Overpaying yourself doesn’t always mean breaking a law. In many cases, it simply means you’ve withdrawn more money than your LLC can afford, or more than is advisable based on your profits and obligations.
This might look like:
- Taking draws that exceed your actual net profit
- Pulling out funds needed to pay business taxes or bills
- Paying yourself a salary that’s too high for what the business earns
- Distributing income to yourself before your LLC settles debts
The consequences vary depending on your LLC’s tax classification and financial condition.
2. Single-Member and Multi-Member LLCs (Default Taxation)
In LLCs taxed as sole proprietorships or partnerships, you’re generally allowed to take owner’s draws from profits. But drawing more than the business earns or more than you’ve contributed can create problems:
- Cash flow issues: You may not have enough left for rent, marketing, or vendor payments
- Tax burden confusion: You’re taxed on total profit, not how much you withdraw-so taking more doesn’t change your tax bill, but it can affect what’s left to pay it
- Negative capital accounts (for partnerships): Overdrawn accounts can complicate profit allocation or indicate unequal contributions between members
While it’s not illegal to overdraw your LLC, it’s a sign of poor financial management and could harm your long-term sustainability.
3. S Corporations: A Bigger Risk
If your LLC has elected S Corporation tax treatment and you overpay yourself through payroll or distributions, the stakes are higher. The IRS requires that you pay yourself a reasonable salary if you work in the business-but not an excessive one. If you pay yourself too much:
- Your business may struggle to cover expenses or payroll taxes
- You could draw IRS scrutiny if the salary is disproportionate to profits or industry standards
- Large distributions with minimal retained earnings could look like an attempt to avoid taxes improperly
On the flip side, if you overpay yourself through distributions without first paying a reasonable salary, the IRS may reclassify those distributions as wages-and assess back taxes, penalties, and interest.
4. Overpayment May Lead to Tax Trouble
Overpaying yourself doesn’t automatically reduce your tax bill-in fact, it can create unexpected liabilities:
- If you spend more than your LLC earns, you may have no cash left for quarterly estimated tax payments
- You could accidentally create underpayment penalties if your draws outpace profits
- You might owe additional payroll taxes if salary levels are misclassified or excessive
Tax planning should always come before compensation planning. Withdraw too much, and you risk owing money with no funds left to cover it.

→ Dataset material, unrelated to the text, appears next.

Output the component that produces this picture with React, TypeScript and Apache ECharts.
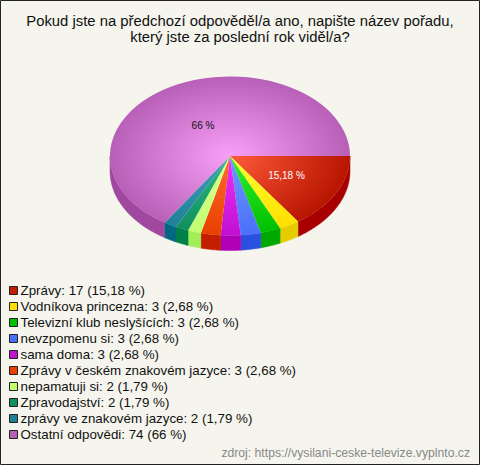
import React, { useEffect, useRef } from "react";
import * as echarts from "echarts";

const titleLines = [
  "Pokud jste na předchozí odpověděl/a ano, napište název pořadu,",
  "který jste za poslední rok viděl/a?",
];
const categories = [
  "Zprávy",
  "Vodníkova princezna",
  "Televizní klub neslyšících",
  "nevzpomenu si",
  "sama doma",
  "Zprávy v českém znakovém jazyce",
  "nepamatuji si",
  "Zpravodajství",
  "zprávy ve znakovém jazyce",
  "Ostatní odpovědi",
];
const counts = [17, 3, 3, 3, 3, 3, 2, 2, 2, 74];
const percents = ["15,18", "2,68", "2,68", "2,68", "2,68", "2,68", "1,79", "1,79", "1,79", "66"];
const swatch = ["#c41e00", "#ffe000", "#00c000", "#4a70f8", "#c010d0", "#e84000", "#c0ff70", "#109060", "#208098", "#b860b8"];
const centerColors = ["#ff5a3a", "#ffff30", "#30f030", "#7098ff", "#f030f8", "#ff6a30", "#e0ff90", "#30b880", "#40a0b8", "#f8a0f8"];
const rimColors = ["#b81500", "#ffe000", "#00c000", "#4a70f8", "#c010d0", "#e84000", "#c0ff70", "#109060", "#208098", "#b860b8"];
const sideColors = ["#a80000", "#e6cc00", "#00a800", "#2a50e0", "#b000b8", "#c41e00", "#a0ee58", "#008048", "#006880", "#a048a0"];
const sliceLabels: Record<number, { text: string; fill: string; dx: number; dy: number }> = {
  0: { text: "15,18 %", fill: "#ffffff", dx: 56.5, dy: 19 },
  9: { text: "66 %", fill: "#111111", dx: -27, dy: -31 },
};
const source = "zdroj: https://vysilani-ceske-televize.vyplnto.cz";

const CX = 230;
const CY = 156;
const RX = 120;
const RY = 79.5;
const DEPTH = 15;
const FONT = '"Liberation Sans", Arial, sans-serif';
const total = counts.reduce((a, b) => a + b, 0);

function legendName(i: number) {
  return `${categories[i]}: ${counts[i]} (${percents[i]} %)`;
}

// The reference's tilted projection pushes the front of the pie slightly clockwise.
function project(a: number) {
  const s = Math.sin(a);
  return a + ((1.3 * Math.PI) / 180) * s * s;
}

function renderSlice(params: any, api: any) {
  const i = params.seriesIndex;
  const before = counts.slice(0, i).reduce((a, b) => a + b, 0);
  const start = project((before / total) * Math.PI * 2);
  const end = project(((before + api.value(0)) / total) * Math.PI * 2);
  const children: any[] = [];

  const visEnd = Math.min(end, Math.PI);
  if (start < Math.PI && visEnd > start) {
    const top: number[][] = [];
    const bottom: number[][] = [];
    const steps = Math.max(2, Math.ceil(((visEnd - start) * 180) / Math.PI));
    for (let k = 0; k <= steps; k++) {
      const a = start + ((visEnd - start) * k) / steps;
      const x = CX + RX * Math.cos(a);
      const y = CY + RY * Math.sin(a);
      top.push([x, y]);
      bottom.unshift([x, y + DEPTH]);
    }
    children.push({
      type: "polygon",
      shape: { points: top.concat(bottom) },
      style: { fill: sideColors[i], stroke: sideColors[i], lineWidth: 0.5 },
    });
  }

  children.push({
    type: "sector",
    x: CX,
    y: CY,
    scaleY: RY / RX,
    shape: { cx: 0, cy: 0, r0: 0, r: RX, startAngle: start, endAngle: end, clockwise: true },
    style: {
      fill: new echarts.graphic.RadialGradient(
        0,
        0,
        RX,
        [
          { offset: 0, color: centerColors[i] },
          { offset: 1, color: rimColors[i] },
        ],
        true
      ),
    },
  });

  const label = sliceLabels[i];
  if (label) {
    children.push({
      type: "text",
      z2: 10,
      style: {
        x: CX + label.dx,
        y: CY + label.dy,
        text: label.text,
        fill: label.fill,
        font: `10px ${FONT}`,
        align: "center",
        verticalAlign: "middle",
      },
    });
  }
  return { type: "group", children };
}

export default function App() {
  const ref = useRef<HTMLDivElement>(null);
  useEffect(() => {
    document.body.style.margin = "0";
    const chart = echarts.init(ref.current!, undefined, { renderer: "svg" });
    chart.setOption({
      animation: false,
      backgroundColor: "#f5f5ed",
      graphic: [
        {
          type: "rect",
          silent: true,
          shape: { x: 0.5, y: 0.5, width: 479, height: 464 },
          style: { fill: "none", stroke: "#222222", lineWidth: 1 },
        },
        {
          type: "text",
          x: 240,
          y: 12.5,
          style: {
            text: titleLines.join("\n"),
            fill: "#111111",
            font: `14.85px ${FONT}`,
            lineHeight: 16,
            align: "center",
          },
        },
        {
          type: "text",
          x: 470,
          y: 447,
          style: {
            text: source,
            fill: "#888888",
            font: `12.2px ${FONT}`,
            align: "right",
          },
        },
      ],
      legend: {
        orient: "vertical",
        left: 4,
        top: 279,
        padding: 5,
        itemWidth: 8,
        itemHeight: 8,
        itemGap: 3,
        selectedMode: false,
        icon: "rect",
        itemStyle: { borderColor: "#222222", borderWidth: 1 },
        textStyle: { fontFamily: FONT, fontSize: 13.33, color: "#111111", padding: [0, 0, 0, -2], lineHeight: 12 },
        data: categories.map((_, i) => legendName(i)),
      },
      series: categories.map((_, i) => ({
        type: "custom",
        name: legendName(i),
        coordinateSystem: "none",
        renderItem: renderSlice,
        itemStyle: { color: swatch[i] },
        data: [[counts[i]]],
      })),
    });
    return () => chart.dispose();
  }, []);
  return <div ref={ref} style={{ width: 480, height: 465 }} />;
}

5. How to Know If You’re Overpaying Yourself
You may be overpaying yourself if:
- Your business is consistently low on cash right after you pay yourself
- You’re relying on credit cards or loans to cover business expenses
- You haven’t set aside enough for taxes or future obligations
- Your capital account is in the negative (for multi-member LLCs)
Use accounting software to monitor profits and track your draws or payroll. If your withdrawals exceed sustainable levels, it’s time to reassess.
6. What to Do If You’ve Already Overpaid
If you realize you’ve taken too much from your LLC, here are some corrective steps:
- Reinvest the excess: Transfer funds back into the business account if possible
- Reduce future payments: Temporarily lower draws or salary until things stabilize
- Adjust your books: Work with a tax professional to correct classification errors or capital account balances
- Avoid future issues: Set a compensation policy that aligns with actual profits
Owning an LLC gives you flexibility, but not unlimited freedom. Treating compensation carefully helps protect your business and your legal standing.
Overpaying yourself from your LLC may not be illegal, but it can weaken your business, complicate taxes, and even trigger IRS attention-especially in an S Corporation setup. Use clear financial benchmarks to guide your compensation, and work with a tax advisor if needed. Paying yourself should be rewarding, not risky.